The district made an offer the week before the strike: it would hire a team of 10 support staff, working out of district headquarters, for its 50 buildings and 37,000 students.

The union rejected the offer. “We want people in the buildings that people know and trust,” Schatzlein said, “working with them to deal with the trauma they deal with every day.

“If you are talking about real support for kids—10 people, 37,000 students? Is that really support?”

THREE BECAME ONE

The St. Paul Federation of Educators recently had a name change. The union represents three units: teachers and licensed personal (including counselors and nurses), education assistants, and community school professionals. Nonetheless it was called the St. Paul Federation of Teachers, like many unions named for teachers that also represent other school employees.

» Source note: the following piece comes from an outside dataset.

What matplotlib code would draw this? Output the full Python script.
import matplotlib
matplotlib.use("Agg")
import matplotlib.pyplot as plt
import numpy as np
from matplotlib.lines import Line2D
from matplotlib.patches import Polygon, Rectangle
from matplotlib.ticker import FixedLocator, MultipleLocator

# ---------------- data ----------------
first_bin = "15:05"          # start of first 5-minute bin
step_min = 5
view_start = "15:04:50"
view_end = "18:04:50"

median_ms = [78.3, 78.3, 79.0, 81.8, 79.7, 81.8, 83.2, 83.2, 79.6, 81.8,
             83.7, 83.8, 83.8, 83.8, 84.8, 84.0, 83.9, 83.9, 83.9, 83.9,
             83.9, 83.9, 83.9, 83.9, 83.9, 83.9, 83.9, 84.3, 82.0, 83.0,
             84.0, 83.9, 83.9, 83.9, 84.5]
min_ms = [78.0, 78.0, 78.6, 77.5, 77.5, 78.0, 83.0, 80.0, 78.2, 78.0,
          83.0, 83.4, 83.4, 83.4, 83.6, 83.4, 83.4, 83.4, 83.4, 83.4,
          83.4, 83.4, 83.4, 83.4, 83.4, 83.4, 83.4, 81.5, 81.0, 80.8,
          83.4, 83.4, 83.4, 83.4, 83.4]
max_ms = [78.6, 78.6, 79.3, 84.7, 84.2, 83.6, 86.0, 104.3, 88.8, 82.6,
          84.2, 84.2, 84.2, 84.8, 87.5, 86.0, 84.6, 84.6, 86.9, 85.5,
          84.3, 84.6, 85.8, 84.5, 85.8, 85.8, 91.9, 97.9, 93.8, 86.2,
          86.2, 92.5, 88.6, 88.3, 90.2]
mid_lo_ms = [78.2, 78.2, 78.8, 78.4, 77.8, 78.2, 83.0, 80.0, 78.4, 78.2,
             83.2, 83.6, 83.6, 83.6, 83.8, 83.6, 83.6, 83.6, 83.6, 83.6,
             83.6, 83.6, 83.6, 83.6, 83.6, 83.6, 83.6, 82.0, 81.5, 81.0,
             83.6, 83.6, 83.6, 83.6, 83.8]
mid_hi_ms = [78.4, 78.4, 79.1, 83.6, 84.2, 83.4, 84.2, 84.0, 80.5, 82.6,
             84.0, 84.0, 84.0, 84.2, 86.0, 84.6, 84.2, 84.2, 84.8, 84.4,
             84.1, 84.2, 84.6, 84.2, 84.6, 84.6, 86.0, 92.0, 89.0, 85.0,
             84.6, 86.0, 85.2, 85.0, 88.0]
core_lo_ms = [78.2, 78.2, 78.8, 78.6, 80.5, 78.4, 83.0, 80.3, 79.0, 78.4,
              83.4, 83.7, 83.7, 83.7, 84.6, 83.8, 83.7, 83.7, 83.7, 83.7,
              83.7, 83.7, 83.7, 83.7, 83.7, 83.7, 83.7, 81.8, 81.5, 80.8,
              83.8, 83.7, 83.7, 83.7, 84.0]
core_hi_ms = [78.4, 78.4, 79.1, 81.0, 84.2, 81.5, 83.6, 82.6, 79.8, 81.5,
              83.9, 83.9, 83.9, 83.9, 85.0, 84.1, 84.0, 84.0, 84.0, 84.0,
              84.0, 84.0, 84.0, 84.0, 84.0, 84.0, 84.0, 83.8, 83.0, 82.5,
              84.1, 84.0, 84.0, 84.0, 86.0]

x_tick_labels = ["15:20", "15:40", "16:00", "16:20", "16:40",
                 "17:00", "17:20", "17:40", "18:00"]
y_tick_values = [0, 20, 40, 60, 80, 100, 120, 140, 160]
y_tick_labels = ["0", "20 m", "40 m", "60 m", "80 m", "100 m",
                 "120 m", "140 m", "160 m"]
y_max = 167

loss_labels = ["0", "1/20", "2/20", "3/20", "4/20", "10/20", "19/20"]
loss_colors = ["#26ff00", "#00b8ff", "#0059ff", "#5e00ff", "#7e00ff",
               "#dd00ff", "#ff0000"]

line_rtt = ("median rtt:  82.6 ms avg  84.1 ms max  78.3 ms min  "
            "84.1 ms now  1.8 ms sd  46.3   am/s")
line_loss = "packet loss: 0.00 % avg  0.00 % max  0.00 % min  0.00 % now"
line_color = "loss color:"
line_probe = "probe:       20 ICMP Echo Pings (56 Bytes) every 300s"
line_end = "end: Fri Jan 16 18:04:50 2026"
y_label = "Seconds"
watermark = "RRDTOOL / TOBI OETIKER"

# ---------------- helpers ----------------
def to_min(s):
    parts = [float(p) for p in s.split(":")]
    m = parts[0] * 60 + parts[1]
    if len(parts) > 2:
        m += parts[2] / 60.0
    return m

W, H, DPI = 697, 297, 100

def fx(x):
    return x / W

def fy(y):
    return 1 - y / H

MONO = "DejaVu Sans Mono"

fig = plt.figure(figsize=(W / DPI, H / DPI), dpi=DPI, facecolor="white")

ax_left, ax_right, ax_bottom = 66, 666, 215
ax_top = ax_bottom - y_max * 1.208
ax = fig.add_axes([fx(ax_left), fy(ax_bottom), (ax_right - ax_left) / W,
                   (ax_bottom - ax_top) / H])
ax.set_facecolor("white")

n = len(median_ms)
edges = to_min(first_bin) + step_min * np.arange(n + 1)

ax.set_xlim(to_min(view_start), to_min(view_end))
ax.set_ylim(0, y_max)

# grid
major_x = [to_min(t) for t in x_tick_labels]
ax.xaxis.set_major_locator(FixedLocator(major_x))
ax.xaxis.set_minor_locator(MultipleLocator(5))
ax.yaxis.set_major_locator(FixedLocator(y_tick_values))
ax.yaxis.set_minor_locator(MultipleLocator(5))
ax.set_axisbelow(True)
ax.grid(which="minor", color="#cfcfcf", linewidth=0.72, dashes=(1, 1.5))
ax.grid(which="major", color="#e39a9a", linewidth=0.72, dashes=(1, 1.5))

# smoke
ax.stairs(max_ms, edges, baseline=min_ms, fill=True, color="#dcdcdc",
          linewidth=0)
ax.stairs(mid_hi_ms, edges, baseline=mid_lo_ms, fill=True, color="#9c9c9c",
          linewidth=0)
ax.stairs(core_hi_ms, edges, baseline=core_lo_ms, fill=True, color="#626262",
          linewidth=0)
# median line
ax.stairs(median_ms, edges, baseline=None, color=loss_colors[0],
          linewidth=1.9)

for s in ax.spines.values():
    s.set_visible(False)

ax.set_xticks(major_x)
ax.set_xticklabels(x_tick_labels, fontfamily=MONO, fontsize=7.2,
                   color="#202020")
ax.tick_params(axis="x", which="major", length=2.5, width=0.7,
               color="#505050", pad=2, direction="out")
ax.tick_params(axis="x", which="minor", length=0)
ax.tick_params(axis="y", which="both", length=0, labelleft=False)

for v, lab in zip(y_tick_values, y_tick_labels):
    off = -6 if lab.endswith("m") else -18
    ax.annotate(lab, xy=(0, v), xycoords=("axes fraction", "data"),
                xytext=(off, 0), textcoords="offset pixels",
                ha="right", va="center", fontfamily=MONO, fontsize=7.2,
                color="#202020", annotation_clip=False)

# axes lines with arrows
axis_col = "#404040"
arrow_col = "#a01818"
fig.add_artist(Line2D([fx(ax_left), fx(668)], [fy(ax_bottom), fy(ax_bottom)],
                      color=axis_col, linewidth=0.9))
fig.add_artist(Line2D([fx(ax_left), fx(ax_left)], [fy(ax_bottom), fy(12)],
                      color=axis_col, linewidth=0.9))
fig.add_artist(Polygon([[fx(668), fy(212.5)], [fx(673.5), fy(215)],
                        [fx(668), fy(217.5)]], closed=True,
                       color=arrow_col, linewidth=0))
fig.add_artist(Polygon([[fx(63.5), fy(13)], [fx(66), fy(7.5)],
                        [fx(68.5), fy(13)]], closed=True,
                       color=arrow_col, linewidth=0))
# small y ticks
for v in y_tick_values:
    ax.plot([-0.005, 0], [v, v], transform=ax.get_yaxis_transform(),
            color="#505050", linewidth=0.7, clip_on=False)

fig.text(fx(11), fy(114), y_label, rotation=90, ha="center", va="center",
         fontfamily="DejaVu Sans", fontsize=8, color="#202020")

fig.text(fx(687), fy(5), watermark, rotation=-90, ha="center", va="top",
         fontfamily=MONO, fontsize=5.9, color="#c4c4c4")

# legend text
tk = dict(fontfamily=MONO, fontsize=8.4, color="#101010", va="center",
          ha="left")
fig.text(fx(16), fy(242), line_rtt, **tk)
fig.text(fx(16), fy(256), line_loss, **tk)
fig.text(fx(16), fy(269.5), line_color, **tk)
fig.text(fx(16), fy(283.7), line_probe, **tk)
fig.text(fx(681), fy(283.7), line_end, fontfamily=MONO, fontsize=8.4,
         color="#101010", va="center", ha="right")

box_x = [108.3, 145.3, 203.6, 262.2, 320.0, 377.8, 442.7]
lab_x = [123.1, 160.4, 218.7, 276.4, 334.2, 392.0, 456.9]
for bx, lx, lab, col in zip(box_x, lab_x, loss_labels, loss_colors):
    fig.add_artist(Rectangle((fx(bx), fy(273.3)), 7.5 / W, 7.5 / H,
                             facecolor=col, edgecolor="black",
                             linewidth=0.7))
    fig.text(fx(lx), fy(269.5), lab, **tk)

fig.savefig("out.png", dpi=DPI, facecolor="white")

In the past, the three units bargained separately. For many years the biggest group, the teachers, would be the first to bargain. Then the educational assistants would bargain, and then the school professionals.

“We always felt we were left out,” said Perez, a cultural specialist. “We didn’t get what we were asking for.”

Four years ago, all three units took strike votes together. Two years ago, they joined together at one bargaining table. “Because we were all at the table, the district had no choice to hear all of us at the same time,” Perez said.

Last year, Perez and other members from both the non-teacher units decided to take it further—they wanted the union’s name to include them. They brought it to membership meeting and asked for a vote, where it passed.

The different employee groups don’t have meetings or get their lunch and other breaks at the same time, so they don’t always interact. But because of the joint bargaining and the union’s new commitment to unity, “now I make a conscious effort to reach out,” Van Dassor said. “I’m a far better union member, because I know what’s going on in all the units.”

Now they’re out on strike together. “Wherever we go,” Perez said, “we are all seen as one.”